Review fallback states with media and trafficking teams early
Creative teams often review the best-case experience only.
Ad ops and media teams are more likely to surface the operational questions:
- is the first frame strong enough?
- do we need a separate fallback asset in this placement?
- will the initial state still read on smaller sizes?
- is the click area obvious before motion begins?
That feedback matters because video banners cross several handoffs before launch. The more fallback expectations are settled inside the Figma stage, the less rework shows up right before trafficking.
If your team still needs the broader handoff checklist after creative review, pair this workflow with HTML5 Banner Trafficking Handoff Checklist.

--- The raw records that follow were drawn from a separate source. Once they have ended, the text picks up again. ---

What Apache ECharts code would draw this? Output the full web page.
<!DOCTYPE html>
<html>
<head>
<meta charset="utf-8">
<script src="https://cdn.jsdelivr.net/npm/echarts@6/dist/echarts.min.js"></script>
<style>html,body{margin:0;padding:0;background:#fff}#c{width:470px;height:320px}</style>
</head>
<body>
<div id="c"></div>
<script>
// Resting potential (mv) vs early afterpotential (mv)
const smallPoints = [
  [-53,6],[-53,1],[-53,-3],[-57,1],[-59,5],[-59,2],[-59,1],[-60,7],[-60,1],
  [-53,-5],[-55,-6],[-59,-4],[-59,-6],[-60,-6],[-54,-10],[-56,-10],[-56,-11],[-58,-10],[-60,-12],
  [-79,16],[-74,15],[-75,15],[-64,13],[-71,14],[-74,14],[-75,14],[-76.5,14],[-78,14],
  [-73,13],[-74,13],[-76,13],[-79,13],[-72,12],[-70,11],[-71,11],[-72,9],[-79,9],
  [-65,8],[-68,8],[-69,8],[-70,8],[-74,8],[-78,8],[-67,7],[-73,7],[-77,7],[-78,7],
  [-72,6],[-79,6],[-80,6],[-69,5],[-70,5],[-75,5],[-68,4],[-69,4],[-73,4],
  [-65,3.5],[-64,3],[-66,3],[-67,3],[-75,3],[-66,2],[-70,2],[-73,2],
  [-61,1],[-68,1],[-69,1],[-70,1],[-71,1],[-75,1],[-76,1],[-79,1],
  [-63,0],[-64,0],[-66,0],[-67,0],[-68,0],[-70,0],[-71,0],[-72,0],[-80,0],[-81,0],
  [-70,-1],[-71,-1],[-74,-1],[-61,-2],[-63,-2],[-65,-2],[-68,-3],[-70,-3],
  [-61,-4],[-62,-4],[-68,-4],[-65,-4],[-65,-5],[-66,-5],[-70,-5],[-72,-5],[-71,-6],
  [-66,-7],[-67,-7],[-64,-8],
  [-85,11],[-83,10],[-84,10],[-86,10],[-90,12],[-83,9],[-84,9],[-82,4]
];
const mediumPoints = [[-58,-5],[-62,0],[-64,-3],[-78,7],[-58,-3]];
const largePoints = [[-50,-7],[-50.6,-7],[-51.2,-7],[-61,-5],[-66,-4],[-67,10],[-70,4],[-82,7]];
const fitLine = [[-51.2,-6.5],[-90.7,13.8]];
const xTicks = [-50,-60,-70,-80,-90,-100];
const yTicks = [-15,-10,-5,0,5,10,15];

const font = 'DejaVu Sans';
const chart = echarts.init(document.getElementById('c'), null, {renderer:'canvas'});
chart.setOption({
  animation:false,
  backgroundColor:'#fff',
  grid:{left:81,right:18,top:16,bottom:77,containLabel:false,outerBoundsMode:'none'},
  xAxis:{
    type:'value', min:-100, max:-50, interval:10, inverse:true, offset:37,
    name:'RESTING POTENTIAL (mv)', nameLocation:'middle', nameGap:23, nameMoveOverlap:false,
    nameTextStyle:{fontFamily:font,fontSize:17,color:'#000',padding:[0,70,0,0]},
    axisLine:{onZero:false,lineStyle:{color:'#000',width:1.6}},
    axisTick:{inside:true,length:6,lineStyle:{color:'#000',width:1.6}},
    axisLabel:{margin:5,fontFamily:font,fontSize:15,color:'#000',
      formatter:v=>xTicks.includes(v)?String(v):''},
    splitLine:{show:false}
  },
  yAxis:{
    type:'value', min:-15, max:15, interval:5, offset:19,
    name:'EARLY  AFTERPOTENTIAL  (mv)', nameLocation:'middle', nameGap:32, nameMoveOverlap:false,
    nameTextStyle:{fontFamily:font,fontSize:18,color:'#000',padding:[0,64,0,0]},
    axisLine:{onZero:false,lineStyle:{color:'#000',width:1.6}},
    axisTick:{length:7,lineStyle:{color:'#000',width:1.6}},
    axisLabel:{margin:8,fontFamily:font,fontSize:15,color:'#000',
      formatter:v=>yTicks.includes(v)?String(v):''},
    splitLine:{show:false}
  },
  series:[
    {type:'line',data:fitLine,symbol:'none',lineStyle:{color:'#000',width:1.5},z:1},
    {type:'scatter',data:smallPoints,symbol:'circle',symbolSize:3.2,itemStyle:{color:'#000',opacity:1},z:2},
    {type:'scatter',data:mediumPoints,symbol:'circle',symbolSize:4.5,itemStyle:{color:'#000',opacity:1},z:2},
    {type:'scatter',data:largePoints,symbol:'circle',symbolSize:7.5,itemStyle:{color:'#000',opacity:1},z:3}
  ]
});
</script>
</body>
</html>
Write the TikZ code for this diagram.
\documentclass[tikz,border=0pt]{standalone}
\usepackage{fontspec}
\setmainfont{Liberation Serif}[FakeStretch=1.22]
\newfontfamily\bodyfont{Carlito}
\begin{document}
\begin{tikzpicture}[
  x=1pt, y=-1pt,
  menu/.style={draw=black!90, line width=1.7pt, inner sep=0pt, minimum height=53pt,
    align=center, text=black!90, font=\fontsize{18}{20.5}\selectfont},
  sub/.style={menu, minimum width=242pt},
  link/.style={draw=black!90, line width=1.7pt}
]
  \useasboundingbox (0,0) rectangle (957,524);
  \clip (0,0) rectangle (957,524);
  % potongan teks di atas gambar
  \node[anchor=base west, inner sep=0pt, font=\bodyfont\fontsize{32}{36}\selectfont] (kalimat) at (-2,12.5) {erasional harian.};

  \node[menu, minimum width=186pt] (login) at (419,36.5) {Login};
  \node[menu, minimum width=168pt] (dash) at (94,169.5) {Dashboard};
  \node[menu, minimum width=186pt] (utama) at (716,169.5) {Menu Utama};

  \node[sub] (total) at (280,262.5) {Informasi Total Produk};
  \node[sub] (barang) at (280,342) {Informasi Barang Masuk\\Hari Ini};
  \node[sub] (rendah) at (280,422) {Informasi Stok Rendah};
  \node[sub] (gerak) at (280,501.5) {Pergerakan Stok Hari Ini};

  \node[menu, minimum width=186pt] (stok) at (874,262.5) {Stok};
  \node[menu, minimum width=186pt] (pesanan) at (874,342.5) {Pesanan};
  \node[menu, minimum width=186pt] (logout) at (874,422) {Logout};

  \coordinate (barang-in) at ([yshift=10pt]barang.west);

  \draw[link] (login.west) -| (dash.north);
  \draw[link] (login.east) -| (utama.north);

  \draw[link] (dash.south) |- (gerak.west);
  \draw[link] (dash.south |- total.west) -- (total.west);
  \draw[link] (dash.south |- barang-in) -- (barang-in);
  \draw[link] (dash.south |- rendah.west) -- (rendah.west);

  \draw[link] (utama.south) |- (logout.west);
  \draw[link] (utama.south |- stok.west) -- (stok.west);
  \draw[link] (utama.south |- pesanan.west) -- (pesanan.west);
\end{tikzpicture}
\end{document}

Use preview review to catch awkward fallback moments
Fallback problems often look small in theory and obvious in preview.
Things to watch for:
- a visible flash before the creative settles
- a poster frame that crops the product badly
- a CTA that only arrives after the banner already feels skippable
- text that relies on motion timing to become readable
- a “frozen” state that looks broken instead of intentional
Bannerify is helpful here because the preview path makes it easier to review the campaign like a real output instead of only a timeline inside the design source.
When video is the wrong center of gravity
Sometimes the best fallback workflow is deciding not to make video the primary behavior for a specific unit.
That is usually true when:
- the offer must be understood instantly
- the size is too small for the motion to breathe
- the placement environment is too constrained
- the first frame consistently underperforms the simpler static idea
This is not a failure. It is good campaign judgment.
Some banner sets should use video in the hero placements, then fall back to cleaner HTML5 or alternate motion approaches in the smaller or more constrained units. The point is not maximum motion everywhere. The point is the strongest dependable creative system.
A practical fallback review checklist
Before exporting the campaign, confirm:
- the first visible state works as a credible ad on its own
- the CTA is not entirely dependent on later playback
- critical offer information appears early enough
- smaller sizes still communicate if motion weakens
- media or trafficking stakeholders understand the fallback plan
- preview review did not reveal awkward frozen or delayed states
Where Bannerify helps most
Bannerify makes it much easier to create motion-rich banners directly from Figma. That is a major speed advantage. But the real campaign quality comes from treating fallback as part of the creative, not as an afterthought that appears once the ad leaves design review.
If your HTML5 banners increasingly rely on video, design the degraded path with the same care as the ideal path. The best video banner campaigns still feel intentional when autoplay is imperfect, timing is delayed, or the viewer only catches the opening state.